Dua kilometer dari Metanduno terdapat Liang Sugi Patani yang terletak diketinggian. Yang menarik adalah terdapat lukisan layang-layang di gua ini. Pulau Muna diyakini sebagai tempat lahirnya permainan layang-layang yang dibuat oleh salah seorang penguasa Muna bernama Sugi Patani sebelum terbentuknya kerajaan Muna 4000 tahun silam.

Hal ini mematahkan fakta yang mengatakan bahwa permainan layang-layang lahir pertama kali di China 2400 tahun lalu. Di akhir kunjungan La Hada menunjukkan sebuah buku yang ditulis penulis berkebangsaan asing bertajuk Muna, Island of The First Kiteman (Muna, Pulau Pembuat Layang-layang Pertama).

Masih di Kecamatan Lohia, tak jauh dari Desa Liang Kabori terdapat objek wisata Danau Napabale yang berair asin. Dalam bahasa setempat Napabale berarti pantai janur.

Asinya air danau ini dikarenakan sumber airnya mengalir langsung dari Teluk Muna yang dihubungkan melalui terowongan alam sepanjang 30 meter dan lebar 9 meter. Saat air surut, terowongan ini dapat dilalui oleh perahu, namun jika air sedang pasang, terowongan tertutup air.

Hari sudah gelap saat Media Indonesia tiba di Napabale. Kami-pun menggelar tenda dan berkemah di pinggir danau.

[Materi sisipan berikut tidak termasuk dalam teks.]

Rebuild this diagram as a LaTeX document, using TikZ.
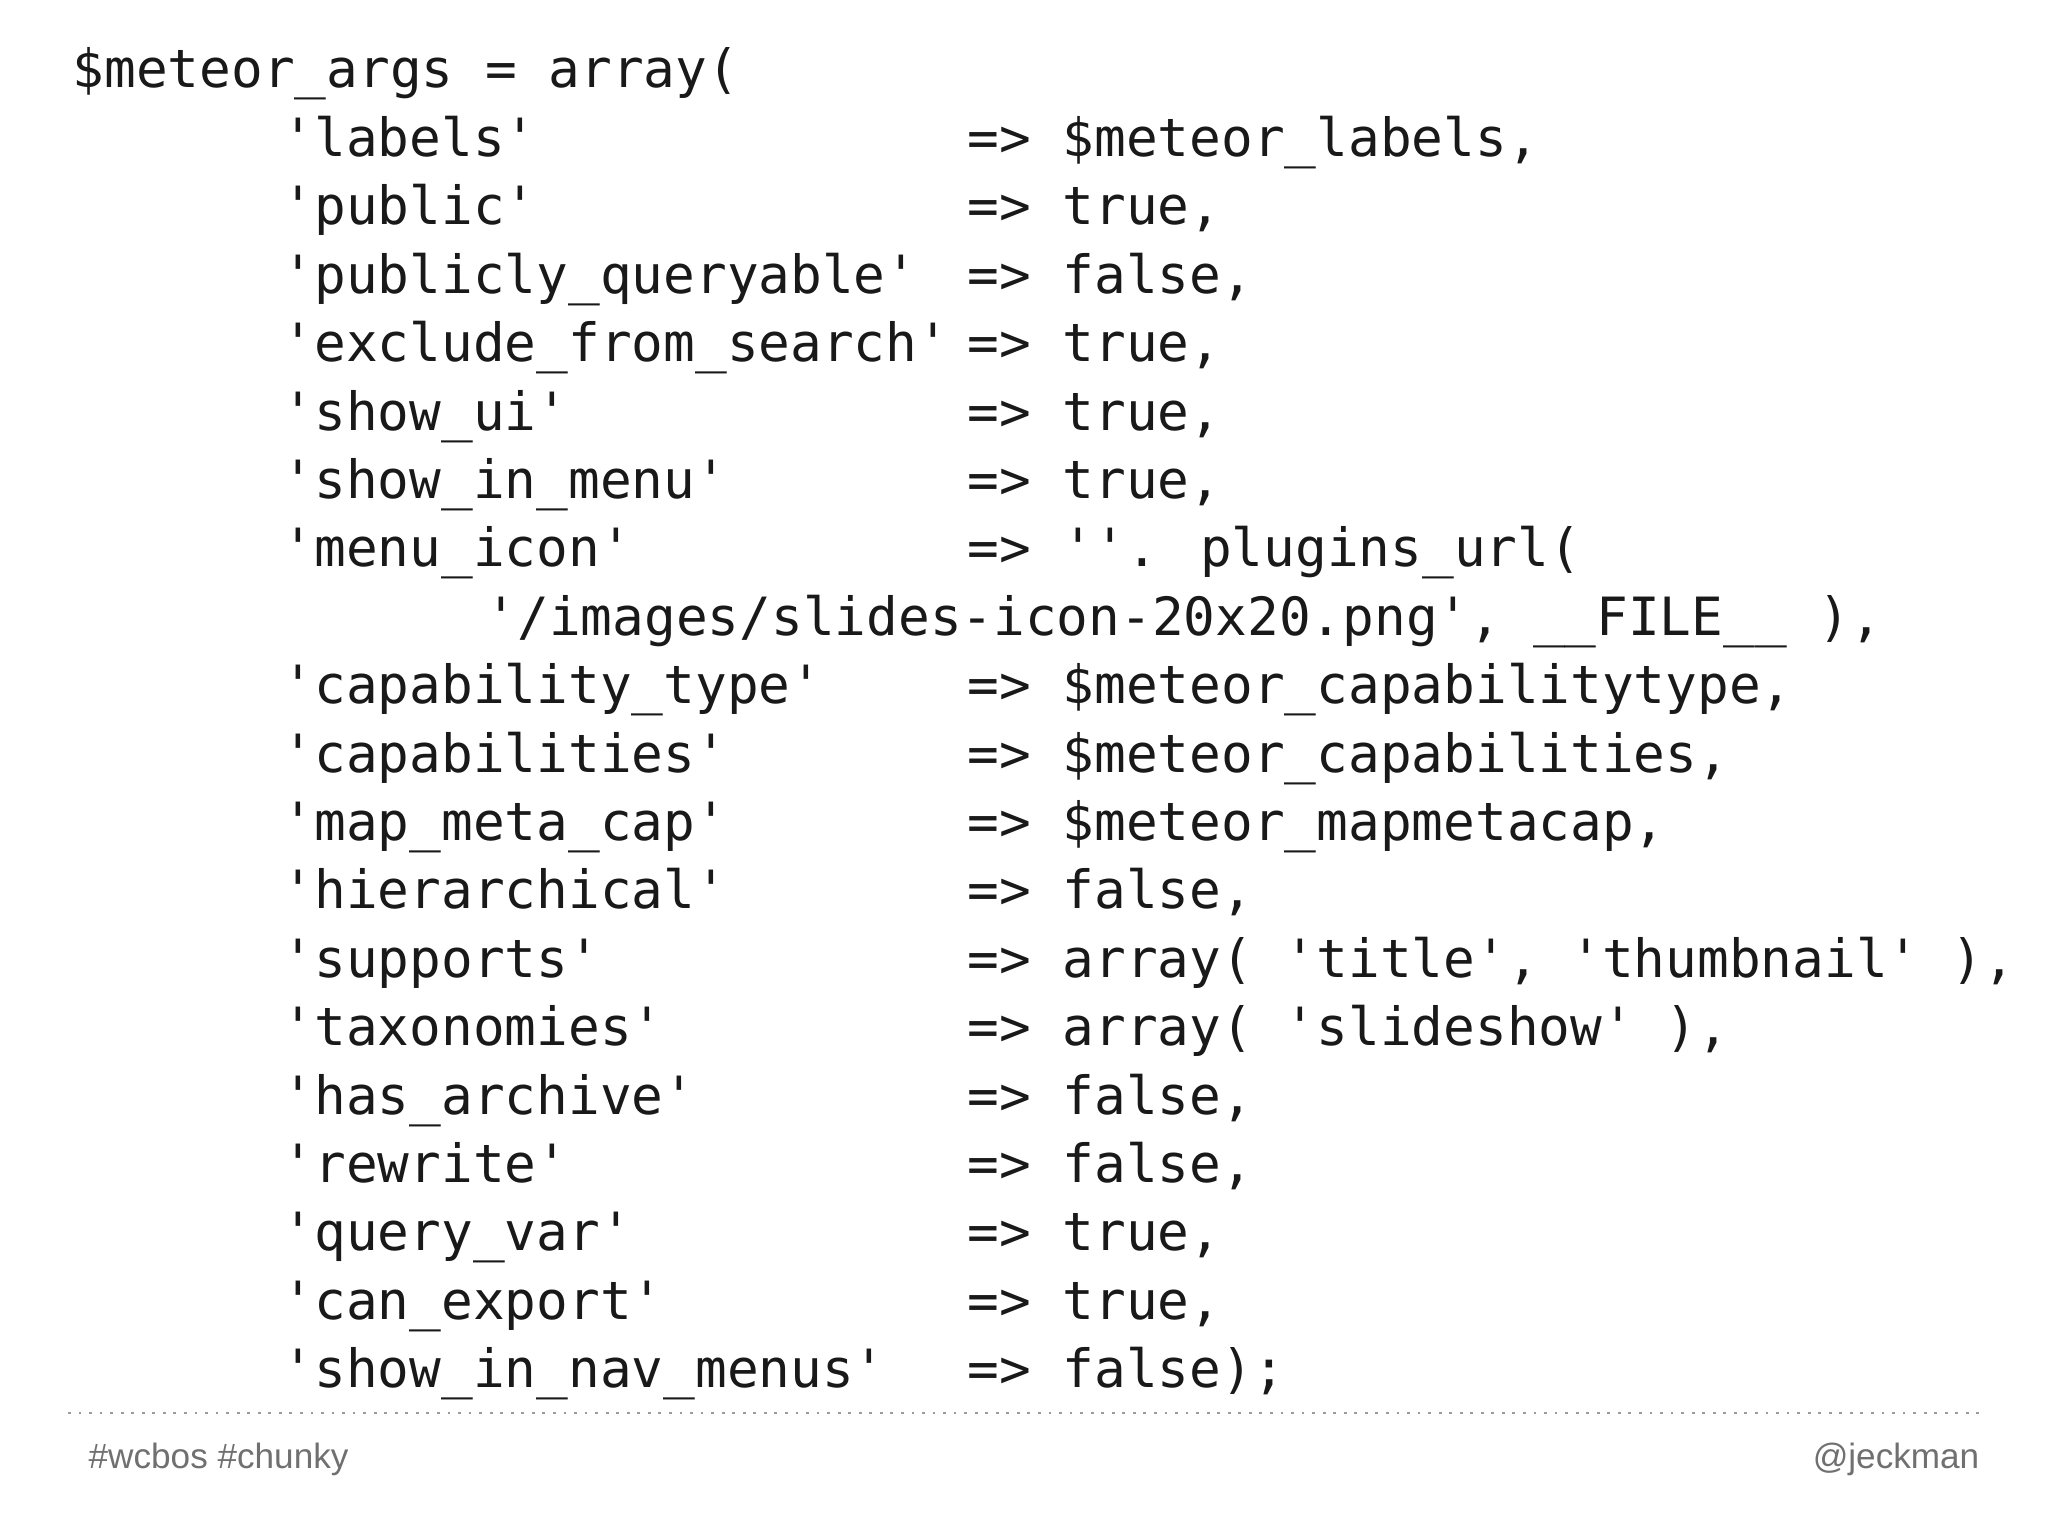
\documentclass[tikz,border=0pt]{standalone}
\usepackage{fontspec}
\newfontfamily\code{DejaVu Sans Mono}
\setmainfont{Liberation Sans}
\definecolor{foot}{HTML}{707070}
\begin{document}
\begin{tikzpicture}[x=1cm,y=1cm,
  codetext/.style={anchor=base west,inner sep=0pt,font=\code\fontsize{15}{18}\selectfont,text=black!90},
  foottext/.style={inner sep=0pt,font=\fontsize{10}{12}\selectfont,text=foot}]
\useasboundingbox (0,0) rectangle (20.48,-15.36);
\newcommand{\kvrow}[3]{%
  \node[codetext] (k#1) at (2.82,{-0.88-0.684*#1}) {#2};
  \node[codetext] (a#1) at (9.67,{-0.88-0.684*#1}) {=>};
  \node[codetext] (v#1) at (10.62,{-0.88-0.684*#1}) {#3};}
\node[codetext] (head) at (0.72,-0.88) {\$meteor\_args = array(};
\kvrow{1}{'labels'}{\$meteor\_labels,}
\kvrow{2}{'public'}{true,}
\kvrow{3}{'publicly\_queryable'}{false,}
\kvrow{4}{'exclude\_from\_search'}{true,}
\kvrow{5}{'show\_ui'}{true,}
\kvrow{6}{'show\_in\_menu'}{true,}
\kvrow{7}{'menu\_icon'}{''. plugins\_url(}
\node[codetext] (cont) at (4.85,{-0.88-0.684*8}) {'/images/slides-icon-20x20.png', \_\_FILE\_\_ ),};
\kvrow{9}{'capability\_type'}{\$meteor\_capabilitytype,}
\kvrow{10}{'capabilities'}{\$meteor\_capabilities,}
\kvrow{11}{'map\_meta\_cap'}{\$meteor\_mapmetacap,}
\kvrow{12}{'hierarchical'}{false,}
\kvrow{13}{'supports'}{array( 'title', 'thumbnail' ),}
\kvrow{14}{'taxonomies'}{array( 'slideshow' ),}
\kvrow{15}{'has\_archive'}{false,}
\kvrow{16}{'rewrite'}{false,}
\kvrow{17}{'query\_var'}{true,}
\kvrow{18}{'can\_export'}{true,}
\kvrow{19}{'show\_in\_nav\_menus'}{false);}
\coordinate (dl) at (0.68,-14.13);
\coordinate (dr) at (19.80,-14.13);
\draw[foot!70,line width=0.8pt,dash pattern=on 0.8pt off 2.2pt] (dl) -- (dr);
\node[foottext,anchor=west] (tagl) at (0.88,-14.59) {\#wcbos \#chunky};
\node[foottext,anchor=east] (tagr) at (19.80,-14.59) {@jeckman};
\end{tikzpicture}
\end{document}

Sinar mentari menyeruak ke dalam tenda, suara ketinting (perahu bermesin) nelayan bersahutan menyambut pagi meninggalkan dermaga menembus terowongan menuju laut mencari ikan. Sungguh cantik pemandangan Napabale di pagi hari.

Air danau diselimuti warna hijau lembut, gugusan batu karang yang ditumbuhi pepohonan bak pulau-pulau kecil yang tersebar di tengah danau dan jernihnya air yang membuat dasar danau terlihat dari permukaan begit memanjakan mata siapa saja yang melihatnya.

Napabale menyuguhkan dua pesona wisata alam sekaligus, yaitu danau dan pantai. Wisatawan dapat berenang atau menyusuri keindahan danau menggunakan perahu yang disewakan para nelayan. Jangan lupa untuk mencoba melintasi terowongan dan berlabuh di pantai yang bersebelahan dengan danau untuk bermain ombak atau sekedar bersantai di tepi pantai.

Menurut cerita rakyat, pada abad 15 pernah ditemukan seorang gadis cantik yang tak diketahui asal-usulnya terdampar di dalam terowongan. Penemuan tersebut dilaporkan masyarakat kepada raja Kerajaan Muna. Kecantikan paras gadis tersebut membuat raja jatuh hati dan meminangnya menjadi permaisuri.

Tak sulit untuk mencapai Danau Napabale. Perjalanan dapat dilakukan menggunakan taksi atau ojek dengan waktu tempuh sekitar 20 menit ke arah selatan Kota Raha yang hanya berjarak 15 kilometer. Selain itu, dapat juga dicapai menggunakan ketinting dari Pelabuhan Raha dengan waktu tempuh sekitar 15 menit.

Jika ingin bermalam, para wisatawan harus membawa perlengkapan berkemah serta pelengkapan masak karena belum ada fasilitas penginapan baik hotel, losmen, maupun homestay di Napabale. Alternaif lain, wisatawan dapat menginap di Kota Raha yang banyak terdapat penginapan dengan tarif yang tidak menguras kantong.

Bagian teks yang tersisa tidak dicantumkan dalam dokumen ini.